Parental Consortium in Tort Damages: GOEBEL V. ARNETT (COA 8/24/2007)

GOEBEL V. ARNETT
TORTS:  PARENTAL CONSORTIUM IN A NON-DEATH CASE; INTENTIONAL INFLICTION OF EMOTIONAL DISTRESS; ADOPTION MALPRACTICE
2006-CA-001656
PUBLISHED: AFFIRMING IN PART, AND VACATING AND REMANDING
PANEL: COMBS, PRESIDING; NICKELL AND WINE CONCUR
COUNTY: CAMPBELL
DATE RENDERED: 08/24/2007

CA affirms in part and vacates and remands in part TC entry of SJ for attorney in this case of adoption malpractice, fraud, negligent misrepresentation, loss of consortium and intentional infliction of emotional distress.

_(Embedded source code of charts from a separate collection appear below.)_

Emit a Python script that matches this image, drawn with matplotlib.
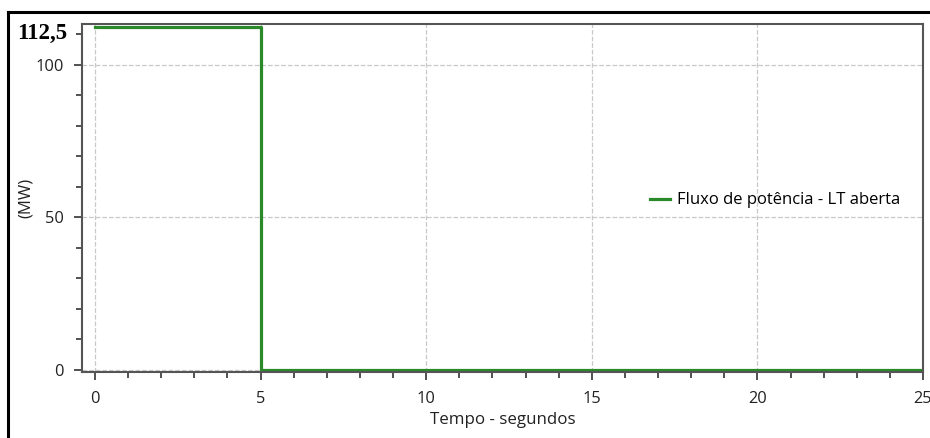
import matplotlib
matplotlib.use('Agg')
import matplotlib.pyplot as plt
from matplotlib.lines import Line2D
from matplotlib.ticker import MultipleLocator

# Dados da simulação
tempo = [0, 5, 5, 25]
potencia = [112.5, 112.5, 0, 0]
rotulo_serie = 'Fluxo de potência - LT aberta'
valor_max = '112,5'

plt.rcParams['font.family'] = ['Open Sans', 'DejaVu Sans']

fig = plt.figure(figsize=(9.3, 4.38), dpi=100)
ax = fig.add_axes([0.0882, 0.1507, 0.9043, 0.7943])

ax.plot(tempo, potencia, color='#2a8a2a', linewidth=2.3, label=rotulo_serie)

ax.set_xlim(-0.39, 25)
ax.set_ylim(-0.66, 113.4)
ax.xaxis.set_major_locator(MultipleLocator(5))
ax.xaxis.set_minor_locator(MultipleLocator(1))
ax.yaxis.set_major_locator(MultipleLocator(50))
ax.yaxis.set_minor_locator(MultipleLocator(10))

ax.grid(True, which='major', color='#c8c8c8', linestyle='--', linewidth=0.9)
ax.tick_params(which='major', length=6, width=1.2, color='#333333', labelsize=11.8, labelcolor='#222222')
ax.tick_params(which='minor', length=4, width=1.2, color='#333333')
ax.tick_params(axis='x', pad=8)
ax.tick_params(axis='y', pad=7)
for s in ax.spines.values():
    s.set_color('#555555')
    s.set_linewidth(1.5)

ax.set_xlabel('Tempo - segundos', fontsize=12.2, color='#222222', labelpad=3)
ax.set_ylabel('(MW)', fontsize=12, color='#222222')
ax.yaxis.set_label_coords(-0.057, 0.5)

ax.legend(loc='center left', bbox_to_anchor=(0.657, 0.493), frameon=False,
          fontsize=12, handlelength=1.2, handletextpad=0.45)

# Valor máximo destacado
fig.text(17 / 930, 1 - 33 / 438, valor_max, fontsize=16.5, fontweight='bold',
         family='Liberation Serif', va='center', ha='left')

# Moldura externa
fig.add_artist(Line2D([8 / 930, 1], [1 - 12 / 438, 1 - 12 / 438], color='black', linewidth=2.2))
fig.add_artist(Line2D([8 / 930, 8 / 930], [0, 1 - 12 / 438], color='black', linewidth=2.2))

plt.savefig('out.png', dpi=100)
plt.close()
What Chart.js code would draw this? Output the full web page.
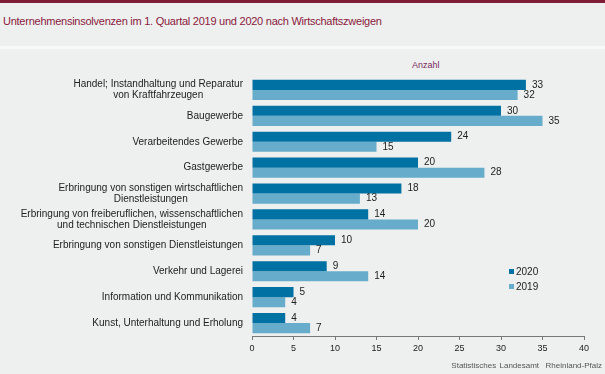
<!DOCTYPE html>
<html lang="de">
<head>
<meta charset="utf-8">
<script src="https://cdn.jsdelivr.net/npm/chart.js@4/dist/chart.umd.min.js"></script>
<style>
  html, body { margin: 0; padding: 0; background: #eeefef; }
  #wrap { position: relative; width: 605px; height: 374px; overflow: hidden; font-family: "Liberation Sans", Arial, sans-serif; }
  #topline { position: absolute; left: 0; top: 0; width: 605px; height: 3px; background: #7f1d38; }
  #titel { position: absolute; left: 3px; top: 15px; font-size: 11px; color: #8a1a3c; letter-spacing: -0.25px; }
  #trenner { position: absolute; left: 0; top: 46px; width: 605px; height: 3px; background: #f8f8f8; }
  #einheit { position: absolute; left: 412px; top: 60px; font-size: 9px; color: #7b2a5e; }
  #quelle { position: absolute; right: 3px; top: 361px; font-size: 8px; color: #555; word-spacing: 1px; }
  canvas { position: absolute; left: 0; top: 0; }
</style>
</head>
<body>
<div id="wrap">
  <div id="topline"></div>
  <div id="titel">Unternehmensinsolvenzen im 1. Quartal 2019 und 2020 nach Wirtschaftszweigen</div>
  <div id="trenner"></div>
  <div id="einheit">Anzahl</div>
  <canvas id="chart" width="605" height="374"></canvas>
  <div id="quelle">Statistisches Landesamt &nbsp;Rheinland-Pfalz</div>
</div>
<script>
// Wirtschaftszweige (mehrzeilig wie im Original)
const zweige = [
  ['Handel; Instandhaltung und Reparatur', 'von Kraftfahrzeugen'],
  'Baugewerbe',
  'Verarbeitendes Gewerbe',
  'Gastgewerbe',
  ['Erbringung von sonstigen wirtschaftlichen', 'Dienstleistungen'],
  ['Erbringung von freiberuflichen, wissenschaftlichen', 'und technischen Dienstleistungen'],
  'Erbringung von sonstigen Dienstleistungen',
  'Verkehr und Lagerei',
  'Information und Kommunikation',
  'Kunst, Unterhaltung und Erholung'
];
const werte2020 = [33, 30, 24, 20, 18, 14, 10, 9, 5, 4];
const werte2019 = [32, 35, 15, 28, 13, 20, 7, 14, 4, 7];
const xTicks = [0, 5, 10, 15, 20, 25, 30, 35, 40];

const farbe2020 = '#0071a3';
const farbe2019 = '#67acca';
const schrift = '"Liberation Sans", Arial, sans-serif';

// Beschriftungen der Kategorien: Block rechtsbuendig, Zeilen zentriert
const kategorienPlugin = {
  id: 'kategorien',
  afterDraw(chart) {
    const ctx = chart.ctx;
    const y = chart.scales.y;
    ctx.save();
    ctx.font = '10px ' + schrift;
    ctx.fillStyle = '#222';
    ctx.textBaseline = 'middle';
    ctx.textAlign = 'center';
    const rechts = 243;
    zweige.forEach((lbl, i) => {
      const zeilen = Array.isArray(lbl) ? lbl : [lbl];
      const breite = Math.max(...zeilen.map(z => ctx.measureText(z).width));
      const mitte = rechts - breite / 2;
      const yc = y.getPixelForTick(i);
      const lh = 11;
      zeilen.forEach((z, k) => {
        ctx.fillText(z, mitte, yc + (k - (zeilen.length - 1) / 2) * lh);
      });
    });
    ctx.restore();
  }
};

// Werte rechts neben den Balken
const wertePlugin = {
  id: 'werte',
  afterDatasetsDraw(chart) {
    const ctx = chart.ctx;
    ctx.save();
    ctx.font = '10px ' + schrift;
    ctx.fillStyle = '#222';
    ctx.textBaseline = 'middle';
    ctx.textAlign = 'left';
    chart.data.datasets.forEach((ds, di) => {
      chart.getDatasetMeta(di).data.forEach((bar, i) => {
        ctx.fillText(ds.data[i], bar.x + 6, bar.y);
      });
    });
    ctx.restore();
  }
};

// Legende frei platziert
const legendePlugin = {
  id: 'legende',
  afterDraw(chart) {
    const ctx = chart.ctx;
    ctx.save();
    ctx.font = '10px ' + schrift;
    ctx.textBaseline = 'middle';
    chart.data.datasets.forEach((ds, i) => {
      const yy = 272 + i * 15;
      ctx.fillStyle = ds.backgroundColor;
      ctx.fillRect(509, yy - 3, 5, 5);
      ctx.fillStyle = '#222';
      ctx.fillText(ds.label, 516, yy);
    });
    ctx.restore();
  }
};

new Chart(document.getElementById('chart'), {
  type: 'bar',
  data: {
    labels: zweige,
    datasets: [
      { label: '2020', data: werte2020, backgroundColor: farbe2020 },
      { label: '2019', data: werte2019, backgroundColor: farbe2019 }
    ]
  },
  options: {
    indexAxis: 'y',
    responsive: false,
    animation: false,
    categoryPercentage: 0.78,
    barPercentage: 1,
    layout: { padding: { top: 77, right: 21, left: 0, bottom: 0 } },
    plugins: { legend: { display: false }, tooltip: { enabled: false } },
    scales: {
      x: {
        min: 0,
        max: 40,
        afterBuildTicks: s => { s.ticks = xTicks.map(v => ({ value: v })); },
        afterFit: s => { s.height = 38; },
        grid: { display: true, drawOnChartArea: false, drawTicks: true, tickLength: 4, color: '#777' },
        border: { display: true, color: '#777' },
        ticks: { font: { family: schrift, size: 9 }, color: '#222', padding: 3 }
      },
      y: {
        afterFit: s => { s.width = 252; },
        grid: { display: false },
        border: { display: false },
        ticks: { display: false }
      }
    }
  },
  plugins: [kategorienPlugin, wertePlugin, legendePlugin]
});
</script>
</body>
</html>
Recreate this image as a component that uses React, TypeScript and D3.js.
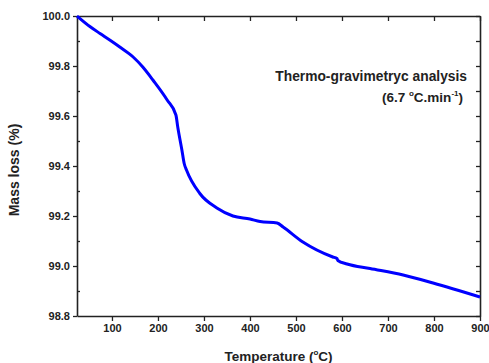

Appellant, depressed, pregnant and estranged from the baby’s father, contacted Adoptions of Kentucky, Inc. She was told she needed an attorney and was referred to Arnett without being told that Arnett was the owner/sole shareholder of Adoptions of Kentucky. Arnett also represented the mother, the adoptive parents and her own agency at the termination proceedings. She did not tell the mother that the adoptive parents had paid the firm a fee in excess of $6,000. The mother also alleges that Arnett ordered her avoid the father before the termination occurred, to falsely inform the court that she did not know the identy of the father, and to terminate her own parental rights under threat of a countersuit from the adoptive parents. The termination was entered. Since, the father was able to regain custody; he and the child now live in Egypt. The mother’s motion to set aside her termination was denied and she did not appeal. She filed suit against Arnett and Adoptions of Kentucky. The TC entered SJ against the appellant, noting that since she did not appeal the denial of her motion to set aside her termination she could not recover on her claims as a matter of law. The TC believed that appellant was attempting to re-litigate issues raised, and denied, in her CR 60.02 motion.

The CA affirms in part and vacates and remands in part, holding that the TC erred in concluding that appellant was attempting to re-litigate adjudicated issues. Appellant’s claims of Arnett and Adoptions of Kentucky’s wrongdoing and negligence had never been litigated. The loss of consortium claim, however, was properly dismissed. The IIED claim, however, remains.